Jang Jong Nam's appointment is the latest move since Kim succeeded his late father in late 2011 that observers see as a young leader trying to consolidate control. The announcement comes amid easing animosities after weeks of warlike threats between the rivals, including North Korean vows of nuclear strikes.

Pyongyang's rhetorical outbursts against massive U.S.-South Korean war drills and U.N. sanctions over the North's February nuclear test were seen, in part, as a push to portray Kim at home as a respected military commander on the world stage.

Jang's new role as minister of the People's Armed Forces, however, isn't thought to indicate a potential softening of Pyongyang's stance toward Seoul and Washington any time soon, analysts said. Jang replaces Kim Kyok Sik, the former commander of battalions believed responsible for attacks on South Korea in 2010 that killed 50 South Koreans. Outsiders don't know much about Jang, but analysts said it's unlikely that Kim Jong Un would name a moderate to the post at a time of tension with the outside world.

Mention of Jang's new role was buried in a state media dispatch listing those who attended an art performance with the young leader. It's not known exactly when Jang was formally appointed to the ministerial post.

The announcement coincided with the beginning Monday of U.S.-South Korean naval exercises involving a nuclear-powered U.S. aircraft carrier. North Korea has criticized the carrier's inclusion in the two-day drills, which it claims are preparations for an invasion of the North.

Also, when tensions peaked in March, Washington took the unusual step of announcing that nuclear-capable B-52 and B-2 bombers had participated in the earlier, larger-scale joint drills between the allies. North Korea regularly cites the powerful U.S. nuclear arsenal and Washington's deployment of those assets in the region as justification for its own pursuit of nuclear weapons.

One of the most notable changes Kim Jong Un has made was the replacement of the powerful military chief, Ri Yong Ho, who was dismissed last July because of what Pyongyang called an unspecified illness. Outside observers speculated that Ri, the military's General Staff chief, was purged as Kim tried to put his stamp on his government. Ri was also replaced by a little-known general. The military chief is considered a higher ranking position than the defense minister.

State media previously identified Jang as head of the army's First Corps and said he pledged allegiance to Kim and threatened South Korea in a speech last December. Jang was quoted as saying that his corps would annihilate its enemies and "turn each ravine into their death pitfall when the hour of decisive battle comes."

Kim appears to be naming someone from a new generation to bolster his rule of the 1.2 million-member military, said Chang Yong Seok at the Institute for Peace and Unification Studies at Seoul National University.

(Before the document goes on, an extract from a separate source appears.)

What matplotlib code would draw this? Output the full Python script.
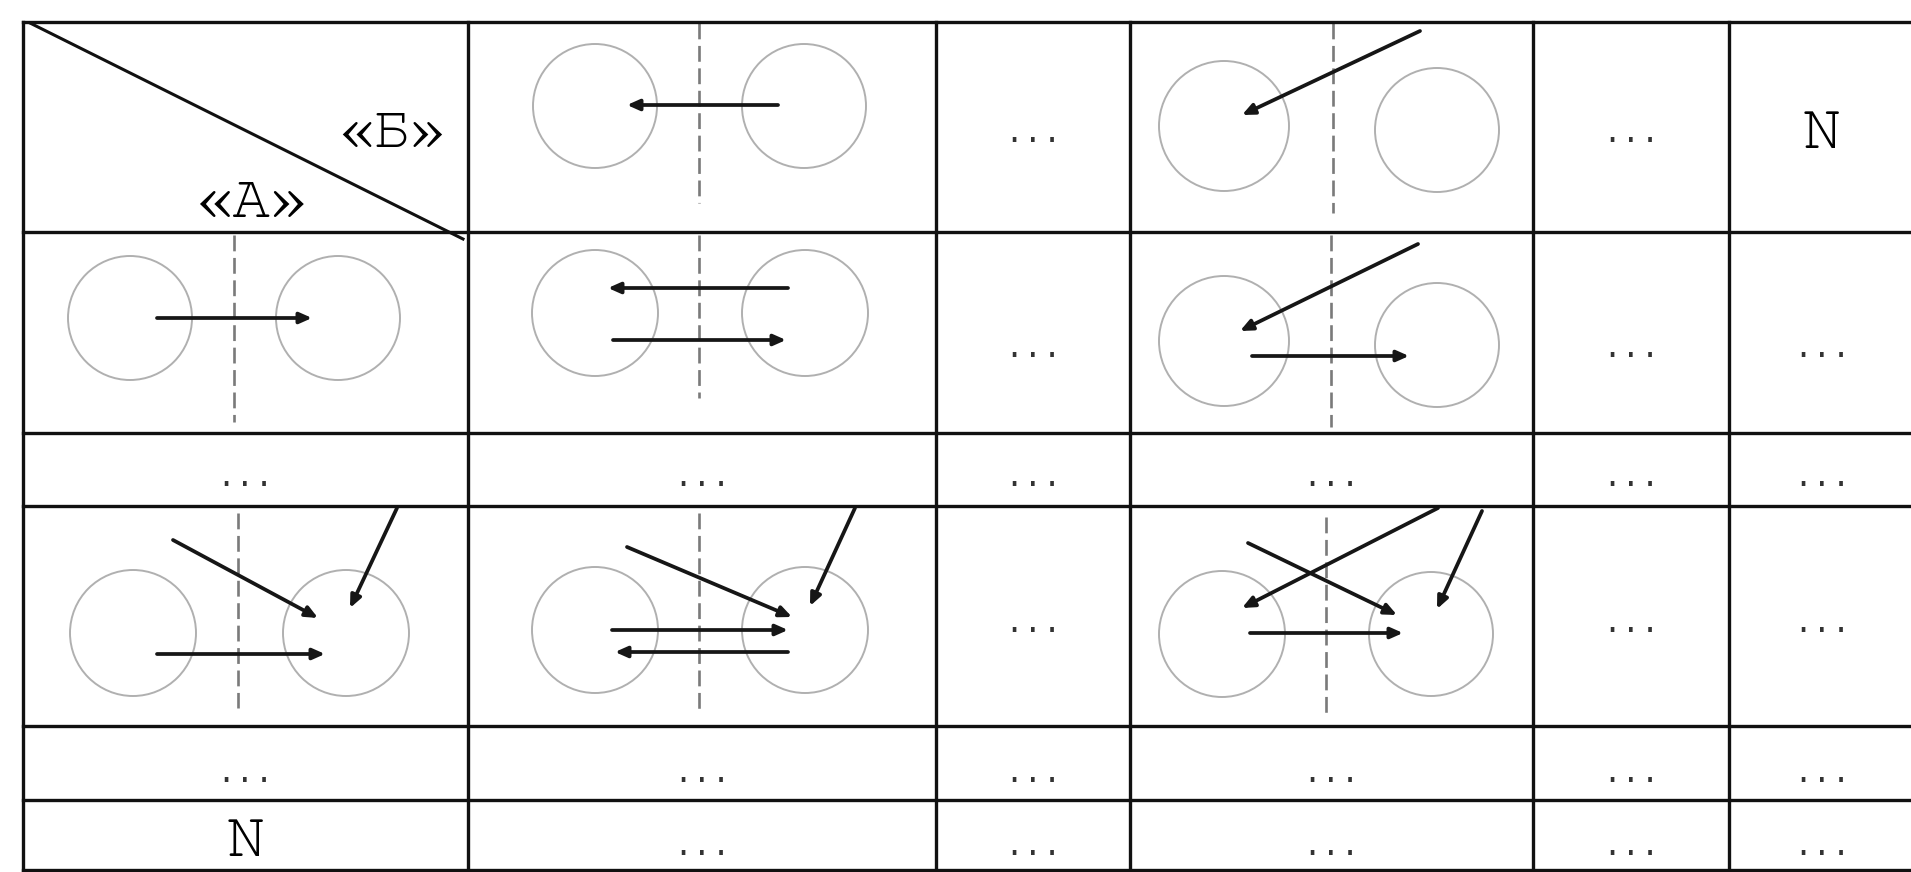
import matplotlib
matplotlib.use("Agg")
import matplotlib.pyplot as plt
from matplotlib import font_manager
from matplotlib.patches import Circle

# table grid (pixel units, y grows downwards)
COL_EDGES = [23, 468, 936, 1130, 1533, 1729, 1915]
ROW_EDGES = [22, 232, 433, 506, 726, 800, 870]

# cell labels, "" = empty or drawing
CELL_TEXT = [
    ["", "", "...", "", "...", "N"],
    ["", "", "...", "", "...", "..."],
    ["...", "...", "...", "...", "...", "..."],
    ["", "", "...", "", "...", "..."],
    ["...", "...", "...", "...", "...", "..."],
    ["N", "...", "...", "...", "...", "..."],
]
HEADER_TOP = "«Б»"
HEADER_LEFT = "«А»"

# circles: centre x, centre y, radius
CIRCLES = [
    (595, 106, 62), (804, 106, 62),
    (1224, 126, 65), (1437, 130, 62),
    (130, 318, 62), (338, 318, 62),
    (595, 313, 63), (805, 313, 63),
    (1224, 341, 65), (1437, 345, 62),
    (133, 633, 63), (346, 633, 63),
    (595, 630, 63), (805, 630, 63),
    (1222, 634, 63), (1431, 634, 62),
]

# dashed dividers: x, y top, y bottom
DIVIDERS = [
    (699, 23, 203), (1333, 23, 213),
    (234, 235, 422), (699, 235, 398), (1331, 235, 427),
    (238, 513, 708), (699, 513, 712), (1326, 517, 718),
]

# arrows: tail x, tail y, head x, head y
ARROWS = [
    (778, 105, 627, 105),
    (1420, 31, 1242, 115),
    (157, 318, 312, 318),
    (788, 288, 608, 288), (613, 340, 786, 340),
    (1418, 244, 1240, 331), (1252, 356, 1409, 356),
    (173, 540, 318, 618), (397, 508, 350, 608), (157, 654, 325, 654),
    (627, 547, 792, 617), (855, 508, 810, 606), (612, 630, 788, 630), (788, 652, 615, 652),
    (1438, 508, 1242, 608), (1248, 543, 1397, 615), (1482, 511, 1437, 609), (1250, 633, 1403, 633),
]

DOT_BASELINE = [142, 357, 486, 632, 782, 855]


def pick_font(candidates):
    names = {f.name for f in font_manager.fontManager.ttflist}
    for c in candidates:
        if c in names:
            return c
    return "DejaVu Serif"


serif = pick_font(["Courier New", "Nimbus Mono PS", "FreeMono", "Liberation Serif"])
mono = pick_font(["Liberation Mono", "DejaVu Sans Mono"])

fig = plt.figure(figsize=(19.11, 8.72), dpi=100)
ax = fig.add_axes([0, 0, 1, 1])
ax.set_xlim(0, 1911)
ax.set_ylim(872, 0)
ax.axis("off")

grid_kw = dict(color="#111111", lw=2.4, solid_capstyle="projecting", zorder=3)
for y in ROW_EDGES:
    ax.plot([COL_EDGES[0], COL_EDGES[-1]], [y, y], **grid_kw)
for x in COL_EDGES:
    ax.plot([x, x], [ROW_EDGES[0], ROW_EDGES[-1]], **grid_kw)

# header cell with the diagonal
ax.plot([30, 463], [23, 239], color="#111111", lw=2.2, zorder=3)
ax.text(392, 147, HEADER_TOP, family=serif, fontsize=43, ha="center", va="baseline")
ax.text(251, 217, HEADER_LEFT, family=serif, fontsize=45, ha="center", va="baseline")

for cx, cy, r in CIRCLES:
    ax.add_patch(Circle((cx, cy), r, fill=False, ec="#b0b0b0", lw=1.4, zorder=1))

for x, y0, y1 in DIVIDERS:
    ax.plot([x, x], [y0, y1], color="#7a7a7a", lw=1.9, dashes=[6, 2.5], zorder=1)

for x0, y0, x1, y1 in ARROWS:
    ax.annotate("", xy=(x1, y1), xytext=(x0, y0),
                arrowprops=dict(arrowstyle="-|>,head_length=0.45,head_width=0.2",
                                color="#161616", lw=2.7, mutation_scale=16,
                                shrinkA=0, shrinkB=0),
                zorder=2)

for i, row in enumerate(CELL_TEXT):
    for j, label in enumerate(row):
        if not label:
            continue
        xc = (COL_EDGES[j] + COL_EDGES[j + 1]) / 2
        if label == "N":
            yb = (ROW_EDGES[i] + ROW_EDGES[i + 1]) / 2 + 21
            ax.text(xc, yb, label, family=serif, fontsize=46, ha="center", va="baseline")
        else:
            ax.text(xc, DOT_BASELINE[i], label, family=mono, fontsize=23,
                    color="#333333", ha="center", va="baseline")

fig.savefig("out.png", dpi=100, facecolor="white")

Jang is believed to be in 50s, while his predecessor, Kim Kyok Sik, is in his early 70s, according to Seoul's Unification Ministry, which is responsible for dealings with the North. Kim was appointed to the ministerial job last year, but Chang portrayed him as belonging more to the era of Kim Jong Il.

Because outsiders know so little about Jang, it remains to be seen whether his appointment will lead to Pyongyang refraining from attacking South Korea, Chang said.

Cheong Seong-chang, an analyst at the private Sejong Institute in South Korea, said it's unlikely that Jang is a moderate. A moderate figure appointed defense minister after weeks of high tension with the outside world could trigger whispers at home that the North is surrendering to Seoul and Washington, he said.